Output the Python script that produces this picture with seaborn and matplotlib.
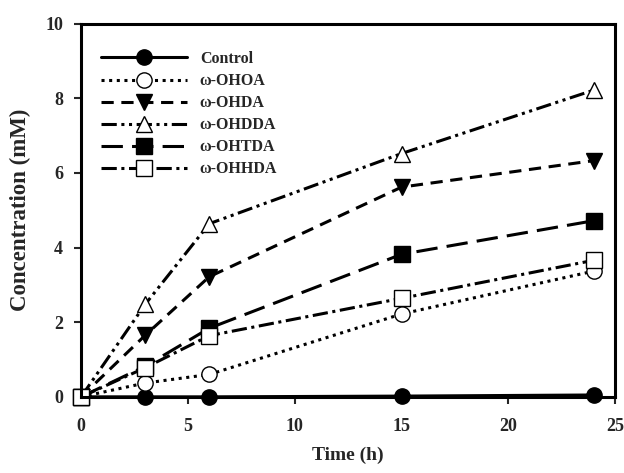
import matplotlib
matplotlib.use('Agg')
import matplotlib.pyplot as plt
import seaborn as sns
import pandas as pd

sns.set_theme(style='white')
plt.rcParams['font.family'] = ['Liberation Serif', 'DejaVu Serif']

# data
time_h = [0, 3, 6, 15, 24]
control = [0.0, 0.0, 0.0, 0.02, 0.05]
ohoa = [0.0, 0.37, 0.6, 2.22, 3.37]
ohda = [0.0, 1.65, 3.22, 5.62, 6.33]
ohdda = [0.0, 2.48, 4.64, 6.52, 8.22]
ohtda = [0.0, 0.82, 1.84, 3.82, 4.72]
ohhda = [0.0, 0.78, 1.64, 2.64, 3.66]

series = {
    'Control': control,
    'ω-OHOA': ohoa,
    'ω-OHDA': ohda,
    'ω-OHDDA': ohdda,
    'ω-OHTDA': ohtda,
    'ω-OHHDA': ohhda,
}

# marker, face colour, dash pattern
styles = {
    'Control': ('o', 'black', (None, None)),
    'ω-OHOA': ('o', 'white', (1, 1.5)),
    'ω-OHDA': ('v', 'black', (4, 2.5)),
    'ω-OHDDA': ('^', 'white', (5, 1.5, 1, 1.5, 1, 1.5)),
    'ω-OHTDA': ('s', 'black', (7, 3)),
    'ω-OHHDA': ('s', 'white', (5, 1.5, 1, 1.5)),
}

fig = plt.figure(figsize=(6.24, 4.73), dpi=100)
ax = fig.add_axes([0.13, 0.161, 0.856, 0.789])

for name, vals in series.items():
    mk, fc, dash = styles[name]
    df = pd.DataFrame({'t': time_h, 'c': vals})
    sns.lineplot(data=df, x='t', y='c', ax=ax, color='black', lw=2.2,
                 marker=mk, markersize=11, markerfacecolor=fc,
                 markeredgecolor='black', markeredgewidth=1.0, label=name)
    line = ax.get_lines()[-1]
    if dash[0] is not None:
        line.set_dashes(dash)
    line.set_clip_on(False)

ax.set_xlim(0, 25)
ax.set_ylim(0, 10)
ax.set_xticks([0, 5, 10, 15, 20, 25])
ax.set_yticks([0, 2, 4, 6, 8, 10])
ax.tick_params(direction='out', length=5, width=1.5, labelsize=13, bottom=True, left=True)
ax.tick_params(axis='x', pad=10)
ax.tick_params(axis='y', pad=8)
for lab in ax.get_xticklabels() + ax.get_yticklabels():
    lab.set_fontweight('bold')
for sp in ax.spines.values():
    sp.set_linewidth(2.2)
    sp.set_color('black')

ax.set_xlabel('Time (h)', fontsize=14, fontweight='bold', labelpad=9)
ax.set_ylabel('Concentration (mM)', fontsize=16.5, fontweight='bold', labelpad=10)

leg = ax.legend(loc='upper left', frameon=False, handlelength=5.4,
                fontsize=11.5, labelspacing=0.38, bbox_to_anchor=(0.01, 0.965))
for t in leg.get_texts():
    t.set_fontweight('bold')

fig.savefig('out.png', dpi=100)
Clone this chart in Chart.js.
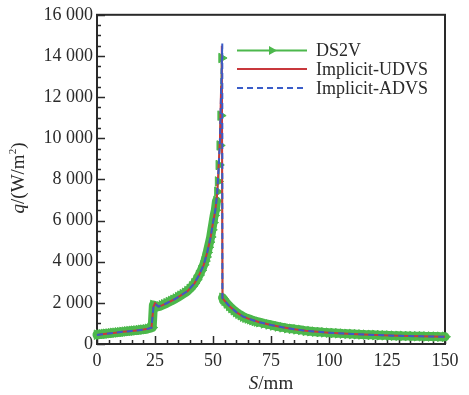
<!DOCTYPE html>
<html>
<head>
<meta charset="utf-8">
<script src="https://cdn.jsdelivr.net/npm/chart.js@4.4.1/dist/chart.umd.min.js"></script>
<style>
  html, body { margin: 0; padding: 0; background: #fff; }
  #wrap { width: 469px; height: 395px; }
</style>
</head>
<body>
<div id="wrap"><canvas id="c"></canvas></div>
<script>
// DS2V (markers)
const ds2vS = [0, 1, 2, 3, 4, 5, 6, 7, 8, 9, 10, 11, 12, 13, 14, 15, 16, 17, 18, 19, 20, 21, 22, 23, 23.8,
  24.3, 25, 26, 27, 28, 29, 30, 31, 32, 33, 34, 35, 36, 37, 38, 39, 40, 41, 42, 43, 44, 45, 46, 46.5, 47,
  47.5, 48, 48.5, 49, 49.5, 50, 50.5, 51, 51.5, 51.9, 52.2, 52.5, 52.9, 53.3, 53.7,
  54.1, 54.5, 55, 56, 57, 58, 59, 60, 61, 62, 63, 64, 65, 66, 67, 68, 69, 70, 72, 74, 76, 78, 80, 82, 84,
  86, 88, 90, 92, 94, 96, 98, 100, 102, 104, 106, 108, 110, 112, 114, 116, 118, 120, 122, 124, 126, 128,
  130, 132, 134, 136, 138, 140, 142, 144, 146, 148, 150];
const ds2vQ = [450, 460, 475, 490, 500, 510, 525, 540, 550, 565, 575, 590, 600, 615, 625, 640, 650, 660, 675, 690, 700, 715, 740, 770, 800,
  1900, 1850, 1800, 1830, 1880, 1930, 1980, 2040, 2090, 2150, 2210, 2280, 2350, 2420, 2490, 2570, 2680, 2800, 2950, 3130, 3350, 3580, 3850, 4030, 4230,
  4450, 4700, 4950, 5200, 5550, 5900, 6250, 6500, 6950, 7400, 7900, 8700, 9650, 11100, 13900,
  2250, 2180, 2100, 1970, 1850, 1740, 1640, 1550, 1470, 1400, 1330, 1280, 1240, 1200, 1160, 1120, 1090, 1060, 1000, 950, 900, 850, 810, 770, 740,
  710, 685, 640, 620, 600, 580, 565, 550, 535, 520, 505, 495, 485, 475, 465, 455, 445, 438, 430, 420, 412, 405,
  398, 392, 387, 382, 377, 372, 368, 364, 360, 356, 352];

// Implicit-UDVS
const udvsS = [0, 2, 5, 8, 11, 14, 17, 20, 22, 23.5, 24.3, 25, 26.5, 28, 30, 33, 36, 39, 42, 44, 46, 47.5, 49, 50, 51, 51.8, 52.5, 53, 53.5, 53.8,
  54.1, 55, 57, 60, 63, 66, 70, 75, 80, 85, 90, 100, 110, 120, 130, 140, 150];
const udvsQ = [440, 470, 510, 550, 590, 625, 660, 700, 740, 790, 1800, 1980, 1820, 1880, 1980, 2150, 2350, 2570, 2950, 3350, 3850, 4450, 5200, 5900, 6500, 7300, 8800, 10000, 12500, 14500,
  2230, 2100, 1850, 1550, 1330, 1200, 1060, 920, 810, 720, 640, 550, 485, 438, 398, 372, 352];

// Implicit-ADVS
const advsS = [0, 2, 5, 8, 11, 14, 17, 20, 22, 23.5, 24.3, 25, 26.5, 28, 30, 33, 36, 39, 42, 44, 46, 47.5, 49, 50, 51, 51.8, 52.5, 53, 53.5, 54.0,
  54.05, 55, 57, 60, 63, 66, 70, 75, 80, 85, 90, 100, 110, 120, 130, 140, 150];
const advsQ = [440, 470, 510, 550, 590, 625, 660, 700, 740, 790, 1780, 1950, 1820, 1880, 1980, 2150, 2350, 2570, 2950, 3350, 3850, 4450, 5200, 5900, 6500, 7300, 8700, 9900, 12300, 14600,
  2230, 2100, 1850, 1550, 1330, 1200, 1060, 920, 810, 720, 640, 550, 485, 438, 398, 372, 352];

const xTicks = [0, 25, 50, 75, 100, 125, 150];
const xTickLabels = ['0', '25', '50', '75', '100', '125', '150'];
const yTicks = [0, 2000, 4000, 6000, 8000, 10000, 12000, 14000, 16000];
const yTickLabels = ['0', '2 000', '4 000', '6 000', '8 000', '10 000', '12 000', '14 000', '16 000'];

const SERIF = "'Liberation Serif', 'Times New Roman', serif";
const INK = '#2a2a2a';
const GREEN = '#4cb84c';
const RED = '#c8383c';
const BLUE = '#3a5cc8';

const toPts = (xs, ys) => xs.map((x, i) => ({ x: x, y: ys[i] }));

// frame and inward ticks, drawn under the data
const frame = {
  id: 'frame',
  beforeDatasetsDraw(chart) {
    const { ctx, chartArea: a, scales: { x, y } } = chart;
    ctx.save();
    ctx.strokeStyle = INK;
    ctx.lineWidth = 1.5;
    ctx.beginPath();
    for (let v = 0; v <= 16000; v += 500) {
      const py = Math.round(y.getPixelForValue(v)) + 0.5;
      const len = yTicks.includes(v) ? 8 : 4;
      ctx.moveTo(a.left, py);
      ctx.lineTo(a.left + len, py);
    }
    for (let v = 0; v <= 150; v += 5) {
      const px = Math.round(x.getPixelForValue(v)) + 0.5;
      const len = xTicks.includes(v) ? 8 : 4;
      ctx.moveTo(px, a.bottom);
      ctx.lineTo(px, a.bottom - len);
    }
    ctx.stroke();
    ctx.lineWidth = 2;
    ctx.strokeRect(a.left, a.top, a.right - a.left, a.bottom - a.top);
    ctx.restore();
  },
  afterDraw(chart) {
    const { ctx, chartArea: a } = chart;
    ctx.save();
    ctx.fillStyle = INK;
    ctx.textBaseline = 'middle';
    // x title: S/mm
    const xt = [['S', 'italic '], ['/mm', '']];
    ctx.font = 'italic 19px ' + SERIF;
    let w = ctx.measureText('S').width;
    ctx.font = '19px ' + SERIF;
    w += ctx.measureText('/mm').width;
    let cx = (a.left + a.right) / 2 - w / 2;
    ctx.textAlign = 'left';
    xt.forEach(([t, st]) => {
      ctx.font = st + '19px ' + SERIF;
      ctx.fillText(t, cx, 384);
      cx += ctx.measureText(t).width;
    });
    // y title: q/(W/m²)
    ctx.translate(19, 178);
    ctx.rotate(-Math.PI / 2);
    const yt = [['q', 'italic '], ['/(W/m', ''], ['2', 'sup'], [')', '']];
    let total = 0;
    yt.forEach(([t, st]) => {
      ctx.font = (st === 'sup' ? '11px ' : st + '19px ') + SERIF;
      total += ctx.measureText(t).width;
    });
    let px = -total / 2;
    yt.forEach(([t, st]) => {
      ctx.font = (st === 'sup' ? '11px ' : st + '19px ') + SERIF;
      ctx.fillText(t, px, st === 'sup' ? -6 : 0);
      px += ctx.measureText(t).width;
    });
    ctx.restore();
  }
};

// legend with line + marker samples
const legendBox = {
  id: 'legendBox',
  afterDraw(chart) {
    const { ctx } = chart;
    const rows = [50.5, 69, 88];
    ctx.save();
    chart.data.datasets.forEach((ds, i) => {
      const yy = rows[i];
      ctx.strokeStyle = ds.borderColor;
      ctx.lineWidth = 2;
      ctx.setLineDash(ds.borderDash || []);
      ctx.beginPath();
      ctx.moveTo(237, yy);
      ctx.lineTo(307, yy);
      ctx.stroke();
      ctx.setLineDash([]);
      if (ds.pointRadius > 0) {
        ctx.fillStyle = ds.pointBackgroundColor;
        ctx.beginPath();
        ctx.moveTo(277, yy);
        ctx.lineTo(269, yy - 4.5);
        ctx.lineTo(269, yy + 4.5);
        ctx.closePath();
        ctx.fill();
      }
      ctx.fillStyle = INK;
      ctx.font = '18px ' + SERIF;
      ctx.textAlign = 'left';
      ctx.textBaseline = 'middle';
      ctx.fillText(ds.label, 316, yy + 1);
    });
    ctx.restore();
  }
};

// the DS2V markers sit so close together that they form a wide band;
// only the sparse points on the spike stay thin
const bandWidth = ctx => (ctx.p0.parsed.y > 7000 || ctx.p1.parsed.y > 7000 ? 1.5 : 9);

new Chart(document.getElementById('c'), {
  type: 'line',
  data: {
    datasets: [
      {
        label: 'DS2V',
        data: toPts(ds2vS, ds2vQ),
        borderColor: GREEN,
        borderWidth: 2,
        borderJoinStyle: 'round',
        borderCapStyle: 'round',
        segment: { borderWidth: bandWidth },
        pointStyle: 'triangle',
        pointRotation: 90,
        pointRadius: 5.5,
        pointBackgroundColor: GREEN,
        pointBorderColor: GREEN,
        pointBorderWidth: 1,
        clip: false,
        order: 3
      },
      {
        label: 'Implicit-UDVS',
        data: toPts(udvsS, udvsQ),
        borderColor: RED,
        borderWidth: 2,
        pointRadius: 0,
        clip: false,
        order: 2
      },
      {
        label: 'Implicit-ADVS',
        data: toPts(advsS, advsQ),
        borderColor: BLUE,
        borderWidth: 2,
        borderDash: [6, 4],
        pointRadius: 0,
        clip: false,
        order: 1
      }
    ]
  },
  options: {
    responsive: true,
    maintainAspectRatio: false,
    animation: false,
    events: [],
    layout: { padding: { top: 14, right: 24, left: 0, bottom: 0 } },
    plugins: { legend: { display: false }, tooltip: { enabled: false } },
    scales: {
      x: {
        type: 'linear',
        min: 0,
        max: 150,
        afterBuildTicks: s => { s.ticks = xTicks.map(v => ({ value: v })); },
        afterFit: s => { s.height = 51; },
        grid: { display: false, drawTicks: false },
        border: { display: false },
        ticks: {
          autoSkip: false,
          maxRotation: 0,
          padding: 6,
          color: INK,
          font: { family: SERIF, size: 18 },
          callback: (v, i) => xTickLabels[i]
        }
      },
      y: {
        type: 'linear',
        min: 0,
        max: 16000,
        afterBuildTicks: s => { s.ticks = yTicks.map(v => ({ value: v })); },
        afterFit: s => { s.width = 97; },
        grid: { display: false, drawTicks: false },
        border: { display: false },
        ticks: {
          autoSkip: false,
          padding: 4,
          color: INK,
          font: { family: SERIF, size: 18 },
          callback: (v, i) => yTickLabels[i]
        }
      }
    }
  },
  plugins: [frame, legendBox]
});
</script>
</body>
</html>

• Your task: Reproduce the data above word for word from its first line through the line that holds "fontsize=16.5, fontweight='bold', labelpad=10)", both ends included; skip pictures.

• Problem solution:
Output the Python script that produces this picture with seaborn and matplotlib.
import matplotlib
matplotlib.use('Agg')
import matplotlib.pyplot as plt
import seaborn as sns
import pandas as pd

sns.set_theme(style='white')
plt.rcParams['font.family'] = ['Liberation Serif', 'DejaVu Serif']

# data
time_h = [0, 3, 6, 15, 24]
control = [0.0, 0.0, 0.0, 0.02, 0.05]
ohoa = [0.0, 0.37, 0.6, 2.22, 3.37]
ohda = [0.0, 1.65, 3.22, 5.62, 6.33]
ohdda = [0.0, 2.48, 4.64, 6.52, 8.22]
ohtda = [0.0, 0.82, 1.84, 3.82, 4.72]
ohhda = [0.0, 0.78, 1.64, 2.64, 3.66]

series = {
    'Control': control,
    'ω-OHOA': ohoa,
    'ω-OHDA': ohda,
    'ω-OHDDA': ohdda,
    'ω-OHTDA': ohtda,
    'ω-OHHDA': ohhda,
}

# marker, face colour, dash pattern
styles = {
    'Control': ('o', 'black', (None, None)),
    'ω-OHOA': ('o', 'white', (1, 1.5)),
    'ω-OHDA': ('v', 'black', (4, 2.5)),
    'ω-OHDDA': ('^', 'white', (5, 1.5, 1, 1.5, 1, 1.5)),
    'ω-OHTDA': ('s', 'black', (7, 3)),
    'ω-OHHDA': ('s', 'white', (5, 1.5, 1, 1.5)),
}

fig = plt.figure(figsize=(6.24, 4.73), dpi=100)
ax = fig.add_axes([0.13, 0.161, 0.856, 0.789])

for name, vals in series.items():
    mk, fc, dash = styles[name]
    df = pd.DataFrame({'t': time_h, 'c': vals})
    sns.lineplot(data=df, x='t', y='c', ax=ax, color='black', lw=2.2,
                 marker=mk, markersize=11, markerfacecolor=fc,
                 markeredgecolor='black', markeredgewidth=1.0, label=name)
    line = ax.get_lines()[-1]
    if dash[0] is not None:
        line.set_dashes(dash)
    line.set_clip_on(False)

ax.set_xlim(0, 25)
ax.set_ylim(0, 10)
ax.set_xticks([0, 5, 10, 15, 20, 25])
ax.set_yticks([0, 2, 4, 6, 8, 10])
ax.tick_params(direction='out', length=5, width=1.5, labelsize=13, bottom=True, left=True)
ax.tick_params(axis='x', pad=10)
ax.tick_params(axis='y', pad=8)
for lab in ax.get_xticklabels() + ax.get_yticklabels():
    lab.set_fontweight('bold')
for sp in ax.spines.values():
    sp.set_linewidth(2.2)
    sp.set_color('black')

ax.set_xlabel('Time (h)', fontsize=14, fontweight='bold', labelpad=9)
ax.set_ylabel('Concentration (mM)', fontsize=16.5, fontweight='bold', labelpad=10)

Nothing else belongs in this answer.